The US Army decided to drop bayonet training a few years ago. Bayonets are responsible for roughly 0.0% of combat casualties, and bayonet training wasn’t so much for building bayonet skill as for building fighting spirit — which they can build with unarmed combatives training.
Now combatives is getting watered down:
The Modern Army Combatives Program, headquartered at Fort Benning, Ga., consists of four skill-level courses — a weeklong basic course, a two-week tactical course, and a basic combatives instructor course and a tactical combatives instructor course, each of which is four weeks long.
Proposals from Training and Doctrine Command call for eliminating all four levels of training and creating a master combatives trainer course that would be no more than two weeks long.
The modern combatives program is based on Brazilian jiu-jitsu — which isn’t geared toward armed conflict amongst groups of fighters, but which does allow troops to train hard, while training realistically, without too many injuries. It is an excellent choice for MPs and the like.
Anyway, a grappler generally reaches competence — a blue-belt in BJJ — after 100–200 hours on the mat, or a little over a year of training two to three times a week. That’s a lot longer than two weeks, even if they’re 40-hour weeks — and I can say that I’ve never survived anywhere near 40 hours of grappling in one week.

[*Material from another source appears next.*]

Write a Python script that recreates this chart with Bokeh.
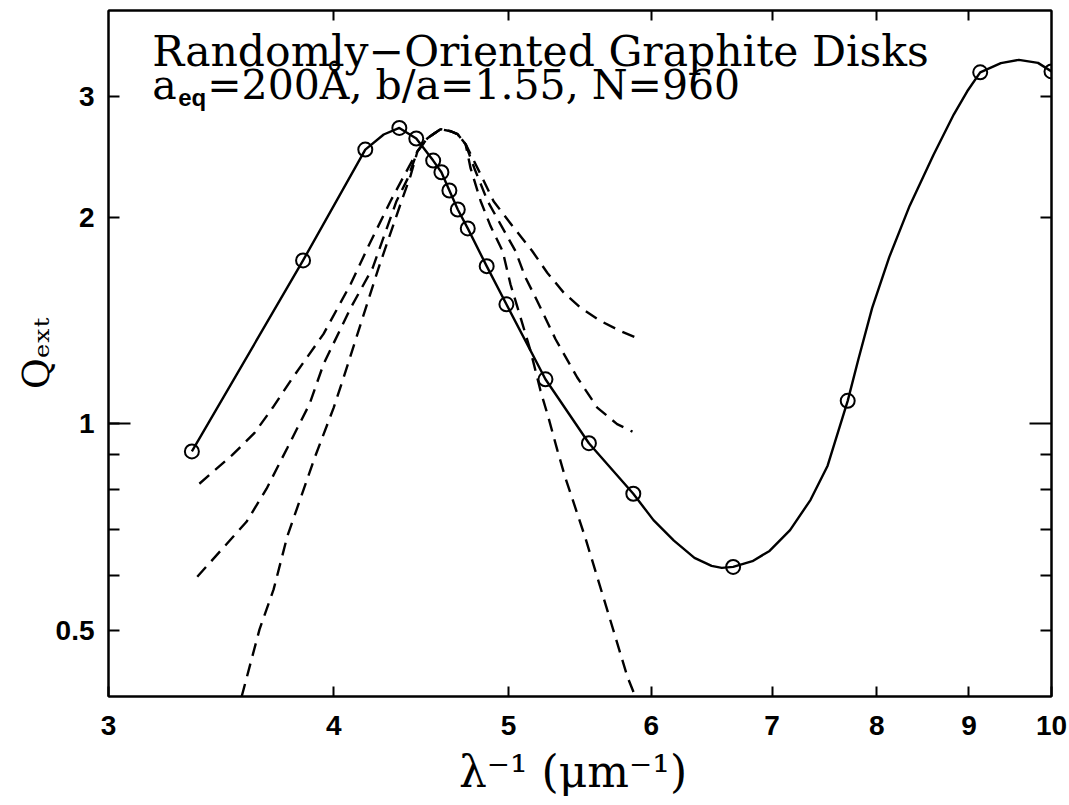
from bokeh.plotting import figure
from bokeh.models import Range1d, LogAxis, FixedTicker, CustomJSTickFormatter, Label
from bokeh.embed import file_html
from bokeh.resources import INLINE

# ---- data ----
x_ticks = [3, 4, 5, 6, 7, 8, 9, 10]
y_ticks = [0.5, 1, 2, 3]
y_minor = [0.6, 0.7, 0.8, 0.9]

# DDA results (open circles)
dda_x = [3.337, 3.846, 4.164, 4.349, 4.444, 4.541, 4.589, 4.636, 4.686, 4.746,
         4.862, 4.986, 5.241, 5.540, 5.863, 6.660, 7.709, 9.13, 10.0]
dda_y = [0.9105, 1.729, 2.508, 2.697, 2.603, 2.417, 2.324, 2.186, 2.051, 1.925,
         1.696, 1.492, 1.160, 0.936, 0.790, 0.618, 1.079, 3.25, 3.26]

# solid curve through the DDA results
curve_x = [3.337, 3.846, 4.164, 4.263, 4.349, 4.444, 4.541, 4.589, 4.636, 4.686,
           4.746, 4.862, 4.986, 5.241, 5.540, 5.863, 6.016, 6.175, 6.339, 6.479,
           6.564, 6.660, 6.826, 6.977, 7.162, 7.352, 7.514, 7.709, 7.815, 7.953,
           8.129, 8.343, 8.602, 8.828, 8.98, 9.13, 9.374, 9.592, 9.829, 10.0]
curve_y = [0.9105, 1.729, 2.508, 2.638, 2.697, 2.603, 2.417, 2.324, 2.186, 2.051,
           1.925, 1.696, 1.492, 1.160, 0.936, 0.790, 0.723, 0.675, 0.637, 0.620,
           0.616, 0.618, 0.630, 0.652, 0.699, 0.774, 0.868, 1.079, 1.241, 1.473,
           1.748, 2.076, 2.465, 2.823, 3.05, 3.25, 3.353, 3.389, 3.355, 3.26]

# dashed curves
dashA_x = [3.369, 3.514, 3.615, 3.700, 3.785, 3.948, 4.087, 4.181, 4.300, 4.383,
           4.451, 4.508, 4.584, 4.644, 4.685, 4.733, 4.806, 4.905, 5.025, 5.153,
           5.253, 5.365, 5.481, 5.623, 5.768, 5.887]
dashA_y = [0.817, 0.900, 0.969, 1.055, 1.154, 1.351, 1.597, 1.814, 2.109, 2.317,
           2.494, 2.606, 2.686, 2.667, 2.641, 2.554, 2.356, 2.109, 1.940, 1.784,
           1.659, 1.551, 1.475, 1.411, 1.364, 1.333]

dashB_x = [3.360, 3.470, 3.578, 3.671, 3.770, 3.878, 3.948, 4.087, 4.203, 4.333,
           4.394, 4.451, 4.508, 4.584, 4.644, 4.685, 4.733, 4.786, 4.868, 4.955,
           5.044, 5.109, 5.186, 5.309, 5.458, 5.599, 5.743, 5.857]
dashB_y = [0.598, 0.657, 0.719, 0.8035, 0.922, 1.068, 1.221, 1.474, 1.685, 2.109,
           2.271, 2.494, 2.606, 2.686, 2.667, 2.641, 2.554, 2.356, 2.109, 1.940,
           1.784, 1.632, 1.509, 1.327, 1.167, 1.055, 0.998, 0.973]

dashC_x = [3.556, 3.638, 3.704, 3.770, 3.833, 3.903, 3.999, 4.050, 4.235, 4.361,
           4.411, 4.451, 4.508, 4.584, 4.644, 4.685, 4.733, 4.763, 4.825, 4.886,
           4.962, 5.012, 5.077, 5.142, 5.208, 5.261, 5.322, 5.373, 5.516, 5.666,
           5.818, 5.869]
dashC_y = [0.400, 0.501, 0.573, 0.686, 0.777, 0.891, 1.054, 1.166, 1.685, 2.109,
           2.294, 2.494, 2.606, 2.686, 2.667, 2.641, 2.554, 2.356, 2.109, 1.940,
           1.784, 1.596, 1.427, 1.276, 1.116, 1.020, 0.913, 0.837, 0.680, 0.539,
           0.428, 0.404]

title1 = "Randomly\u2212Oriented Graphite Disks"
title2a = "a"
title2sub = "eq"
title2b = "=200\u00c5, b/a=1.55, N=960"
x_title = "\u03bb\u207b\u00b9  (\u03bcm\u207b\u00b9)"
y_title = "Q\u2091\u2093\u209c"

# ---- figure ----
p = figure(width=1069, height=805, x_axis_type="log", y_axis_type="log",
           x_range=Range1d(3, 10), y_range=Range1d(0.4, 4.0),
           output_backend="svg", toolbar_location=None,
           min_border_left=108, min_border_right=18, min_border_top=10,
           min_border_bottom=109)
p.grid.visible = False
p.outline_line_color = "black"
p.outline_line_width = 2
p.background_fill_color = "white"
p.border_fill_color = "white"

fmt = CustomJSTickFormatter(code="return tick.toString();")
blank = CustomJSTickFormatter(code="return '';")

xa = p.xaxis[0]
xa.ticker = FixedTicker(ticks=x_ticks, minor_ticks=[])
xa.formatter = fmt
xa.major_tick_in = 10
xa.major_tick_out = 0
xa.minor_tick_in = 0
xa.minor_tick_out = 0
xa.axis_line_width = 2
xa.major_tick_line_width = 2
xa.major_label_standoff = 19
xa.major_label_text_font = "Liberation Sans"
xa.major_label_text_font_style = "bold"
xa.major_label_text_font_size = "28px"
xa.major_label_text_color = "black"
xa.axis_label = x_title
xa.axis_label_text_font = "DejaVu Serif"
xa.axis_label_text_font_style = "normal"
xa.axis_label_text_font_size = "44px"
xa.axis_label_text_color = "black"
xa.axis_label_standoff = 8

ya = p.yaxis[0]
ya.ticker = FixedTicker(ticks=y_ticks, minor_ticks=y_minor)
ya.formatter = fmt
ya.major_tick_in = 11
ya.major_tick_out = 0
ya.minor_tick_in = 11
ya.minor_tick_out = 0
ya.axis_line_width = 2
ya.major_tick_line_width = 2
ya.minor_tick_line_width = 2
ya.major_label_standoff = 14
ya.major_label_text_font = "Liberation Sans"
ya.major_label_text_font_style = "bold"
ya.major_label_text_font_size = "28px"
ya.major_label_text_color = "black"
ya.axis_label = y_title
ya.axis_label_text_font = "DejaVu Serif"
ya.axis_label_text_font_style = "normal"
ya.axis_label_text_font_size = "38px"
ya.axis_label_text_color = "black"
ya.axis_label_standoff = -5

# longer decade tick at 1 on the left edge (no labels, no space taken)
left_long = LogAxis(ticker=FixedTicker(ticks=[1], minor_ticks=[]),
                    formatter=blank, fixed_location=3,
                    major_tick_in=22, major_tick_out=0, minor_tick_in=0, minor_tick_out=0,
                    major_label_standoff=0, axis_line_color=None,
                    major_tick_line_width=2)
p.add_layout(left_long, "left")

top = LogAxis(ticker=FixedTicker(ticks=x_ticks[1:-1], minor_ticks=[]),
              formatter=blank,
              major_tick_in=10, major_tick_out=0, minor_tick_in=0, minor_tick_out=0,
              major_label_standoff=0,
              axis_line_width=2, major_tick_line_width=2)
p.add_layout(top, "above")

right = LogAxis(ticker=FixedTicker(ticks=[1], minor_ticks=[0.5, 0.6, 0.7, 0.8, 0.9, 2, 3]),
                formatter=blank,
                major_tick_in=22, major_tick_out=0, minor_tick_in=11, minor_tick_out=0,
                major_label_standoff=0,
                axis_line_width=2, major_tick_line_width=2, minor_tick_line_width=2)
p.add_layout(right, "right")

# ---- curves ----
dash_kw = dict(line_color="black", line_width=2.4, line_dash="13 8")
p.line(dashA_x, dashA_y, **dash_kw)
p.line(dashB_x, dashB_y, **dash_kw)
p.line(dashC_x, dashC_y, **dash_kw)
p.line(curve_x, curve_y, line_color="black", line_width=2.4, line_join="round")
p.scatter(dda_x, dda_y, marker="circle", size=14, fill_color=None,
          line_color="black", line_width=2)

# ---- annotation text ----
serif = "DejaVu Serif"
p.add_layout(Label(x=3.172, y=3.487, text=title1, text_font=serif,
                   text_font_size="42.5px", text_color="black",
                   text_baseline="alphabetic", text_align="left"))
p.add_layout(Label(x=3.172, y=3.112, text=title2a, text_font=serif,
                   text_font_size="41px", text_color="black",
                   text_baseline="alphabetic", text_align="left"))
p.add_layout(Label(x=3.279, y=2.990, text=title2sub, text_font="Liberation Sans",
                   text_font_style="bold", text_font_size="24px", text_color="black",
                   text_baseline="alphabetic", text_align="left"))
p.add_layout(Label(x=3.403, y=3.112, text=title2b, text_font=serif,
                   text_font_size="41px", text_color="black",
                   text_baseline="alphabetic", text_align="left"))

open("out.html", "w").write(file_html(p, INLINE))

Capt. Paul Lewandowski finds the dissolution of Combatives endemic of a larger problem — that training for compliance is favored over training for effect:
Everything from equal opportunity training to cold weather injury prevention is prescribed at the Army level, and every unit is required to maintain extensive name-by-name records. The core theory behind this compliance-oriented training is that there are only two kinds of soldiers in a unit: those who have received the training to the minimum standard, and those who have not.

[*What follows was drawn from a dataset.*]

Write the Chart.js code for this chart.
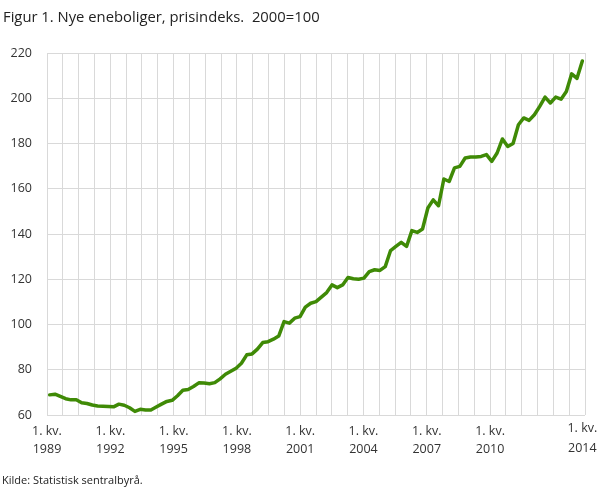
<!DOCTYPE html>
<html>
<head>
<meta charset="utf-8">
<script src="https://cdn.jsdelivr.net/npm/chart.js@4"></script>
<style>
  body { margin: 0; background: #fff; font-family: "Open Sans", sans-serif; color: #222; }
  #wrap { position: relative; width: 609px; height: 489px; }
  #title { position: absolute; left: 3px; top: 6px; font-size: 14.8px; white-space: pre; }
  #src { position: absolute; left: 2px; top: 472px; font-size: 11px; }
  canvas { position: absolute; left: 0; top: 0; }
</style>
</head>
<body>
<div id="wrap">
  <canvas id="chart" width="609" height="489"></canvas>
  <div id="title">Figur 1. Nye eneboliger, prisindeks.  2000=100</div>
  <div id="src">Kilde: Statistisk sentralbyrå.</div>
</div>
<script>
// quarterly price index, 1. kv. 1989 - 1. kv. 2014
const priceIndex = [
  68.9, 69.2, 68.2, 67.2, 66.7, 66.7, 65.4, 65.1, 64.4, 64.0,
  63.9, 63.8, 63.6, 64.8, 64.3, 63.2, 61.6, 62.5, 62.2, 62.2,
  63.5, 64.8, 66.0, 66.5, 68.5, 70.9, 71.3, 72.6, 74.2, 74.1,
  73.8, 74.3, 76.0, 78.0, 79.3, 80.7, 82.9, 86.6, 87.0, 89.1,
  92.0, 92.4, 93.5, 94.9, 101.3, 100.6, 102.8, 103.5, 107.7, 109.4,
  110.1, 112.1, 114.1, 117.5, 116.3, 117.5, 120.8, 120.2, 120.0, 120.5,
  123.4, 124.2, 123.9, 125.6, 132.7, 134.5, 136.3, 134.5, 141.5, 140.7,
  142.2, 151.5, 155.1, 152.5, 164.3, 163.2, 169.2, 169.9, 173.6, 174.0,
  174.0, 174.3, 175.1, 172.1, 175.8, 182.0, 178.7, 180.0, 188.3, 191.3,
  190.2, 192.7, 196.4, 200.5, 197.9, 200.5, 199.6, 203.0, 210.8, 208.8,
  216.5
];
const labelYears = [1989, 1992, 1995, 1998, 2001, 2004, 2007, 2010];
const lastYear = 2014;
const yMin = 60, yMax = 220, yStep = 20;

const gridCount = 34;
const fontFamily = '"Open Sans", sans-serif';

new Chart(document.getElementById('chart'), {
  type: 'line',
  data: {
    datasets: [{
      data: priceIndex.map((v, i) => ({ x: i, y: v })),
      borderColor: '#3f8a06',
      borderWidth: 3.5,
      pointRadius: 0,
      tension: 0,
      borderJoinStyle: 'round',
      borderCapStyle: 'round'
    }]
  },
  options: {
    responsive: false,
    animation: false,
    layout: { padding: { top: 53, right: 24, bottom: 0, left: 0 } },
    plugins: { legend: { display: false }, tooltip: { enabled: false } },
    scales: {
      x: {
        type: 'linear',
        min: -0.5,
        max: priceIndex.length - 0.5,
        afterBuildTicks: scale => {
          const span = priceIndex.length;
          const ticks = [];
          for (let k = 0; k <= gridCount; k++) {
            let lbl = '';
            if (k % 4 === 0 && k / 4 < labelYears.length) lbl = ['1. kv.', String(labelYears[k / 4])];
            ticks.push({ value: -0.5 + k * span / gridCount, lbl: lbl });
          }
          ticks.push({ value: priceIndex.length - 1, lbl: ['1. kv.', String(lastYear)], last: true });
          ticks.sort((a, b) => a.value - b.value);
          scale.ticks = ticks;
        },
        afterFit: scale => { scale.height = 74; },
        ticks: {
          autoSkip: false,
          maxRotation: 0,
          crossAlign: 'far',
          padding: 13.5,
          color: '#333',
          // the last label sits a little higher, as in the original
          font: ctx => ({
            family: fontFamily,
            size: 12.5,
            lineHeight: (ctx.tick && ctx.tick.last) ? '19.5px' : '18px'
          }),
          callback: (v, i, t) => t[i].lbl
        },
        grid: {
          color: ctx => (ctx.tick && ctx.tick.last) ? 'rgba(0,0,0,0)' : '#d9d9d9',
          drawTicks: false
        },
        border: { display: false }
      },
      y: {
        min: yMin,
        max: yMax,
        afterFit: scale => { scale.width = 47; },
        ticks: { stepSize: yStep, padding: 15, color: '#333', font: { family: fontFamily, size: 12.5 } },
        grid: { color: '#d9d9d9', drawTicks: false },
        border: { display: false }
      }
    }
  }
});
</script>
</body>
</html>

In certain tasks, providing soldiers the minimum standard of training in accordance with clear, published, specifications is the best and most effective method. However, there is a disturbing trend in which more and more training is being treated as “regulation compliance.” Reporting the results of training on a spreadsheet or PowerPoint slide captures the effect of training only in the most narrow, linear sense. It treats the soldier who sleeps in the back of the classroom and the soldier practicing until his/her hands are callused as one and the same. Effective military training has an incredible transformative power that cannot be articulated within a slide deck — such as when a squad finally develops the camaraderie to be a high-functioning team, when a young soldier understands that his/her responsibilities aren’t a burden but a source of pride, or when a young lieutenant finds the courage to lead by example. Training has the power to do more than alter a slide — it can alter a soldier.

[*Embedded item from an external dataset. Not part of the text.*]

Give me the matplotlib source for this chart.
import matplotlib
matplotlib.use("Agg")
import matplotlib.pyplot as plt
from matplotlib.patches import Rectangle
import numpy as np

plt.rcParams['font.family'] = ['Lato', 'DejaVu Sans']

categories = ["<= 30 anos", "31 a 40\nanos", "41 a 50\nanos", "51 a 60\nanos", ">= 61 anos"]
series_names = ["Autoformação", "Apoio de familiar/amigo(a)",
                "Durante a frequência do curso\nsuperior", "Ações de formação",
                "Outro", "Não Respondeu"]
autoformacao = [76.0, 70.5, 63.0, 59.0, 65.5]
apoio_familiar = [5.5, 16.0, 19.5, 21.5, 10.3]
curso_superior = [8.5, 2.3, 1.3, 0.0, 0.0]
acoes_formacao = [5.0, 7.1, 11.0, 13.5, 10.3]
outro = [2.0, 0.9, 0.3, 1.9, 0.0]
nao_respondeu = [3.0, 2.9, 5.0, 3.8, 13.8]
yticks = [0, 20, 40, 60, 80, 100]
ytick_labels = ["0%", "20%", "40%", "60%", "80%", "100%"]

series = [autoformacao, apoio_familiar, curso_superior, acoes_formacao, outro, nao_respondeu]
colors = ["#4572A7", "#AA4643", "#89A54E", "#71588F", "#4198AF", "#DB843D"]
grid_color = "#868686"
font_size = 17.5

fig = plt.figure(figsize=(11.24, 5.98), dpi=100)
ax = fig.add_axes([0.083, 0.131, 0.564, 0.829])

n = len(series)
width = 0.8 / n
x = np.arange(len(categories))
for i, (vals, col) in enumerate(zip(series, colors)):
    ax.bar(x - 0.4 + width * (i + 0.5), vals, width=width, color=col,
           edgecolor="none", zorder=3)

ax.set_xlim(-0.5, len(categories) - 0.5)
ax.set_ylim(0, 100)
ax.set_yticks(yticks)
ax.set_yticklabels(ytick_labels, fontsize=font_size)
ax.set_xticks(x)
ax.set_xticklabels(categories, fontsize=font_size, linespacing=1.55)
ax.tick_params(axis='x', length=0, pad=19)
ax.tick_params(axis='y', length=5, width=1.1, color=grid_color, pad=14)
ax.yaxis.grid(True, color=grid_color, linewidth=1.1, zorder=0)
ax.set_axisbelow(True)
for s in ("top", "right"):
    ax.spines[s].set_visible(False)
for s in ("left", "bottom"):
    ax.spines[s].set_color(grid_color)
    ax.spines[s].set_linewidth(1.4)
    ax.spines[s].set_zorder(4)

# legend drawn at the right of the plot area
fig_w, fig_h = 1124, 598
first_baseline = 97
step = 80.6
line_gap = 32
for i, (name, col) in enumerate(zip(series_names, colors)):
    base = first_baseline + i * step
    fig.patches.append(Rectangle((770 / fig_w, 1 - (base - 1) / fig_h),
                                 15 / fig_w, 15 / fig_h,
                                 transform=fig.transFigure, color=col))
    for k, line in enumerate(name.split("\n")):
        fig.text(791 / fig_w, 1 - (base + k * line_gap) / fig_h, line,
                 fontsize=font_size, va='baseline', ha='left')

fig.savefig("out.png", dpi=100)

Combatives training is a sterling example of transformative training. The basic Combatives course is 40 hours of instruction almost always done as consecutive eight-hour days. The course curriculum is physically demanding, with virtually no conventional classroom time. It is extremely taxing on soldiers’ bodies and minds. To graduate Combative level I, students engage in roughly two hours active fighting against one another. Students also must execute a “clinch drill” in which the soldier closes with and takes down a trained instructor who, meanwhile, is actively striking the student in the head and body. The instructors wear boxing gloves but the only protective equipment for most soldiers is a mouthpiece. The vast majority of students report these two aspects of the course — the active combat against other students and being hit full force while achieving the clinch — as the two most harrowing, yet rewarding, aspects of the course.
This type of intensive training offers each individual soldier an unscripted version of combat. Virtually no other training pits individual soldiers against a reactive, intelligent, aggressive enemy.
It’s upsetting that no other training pits individual soldiers against a reactive, intelligent, aggressive enemy.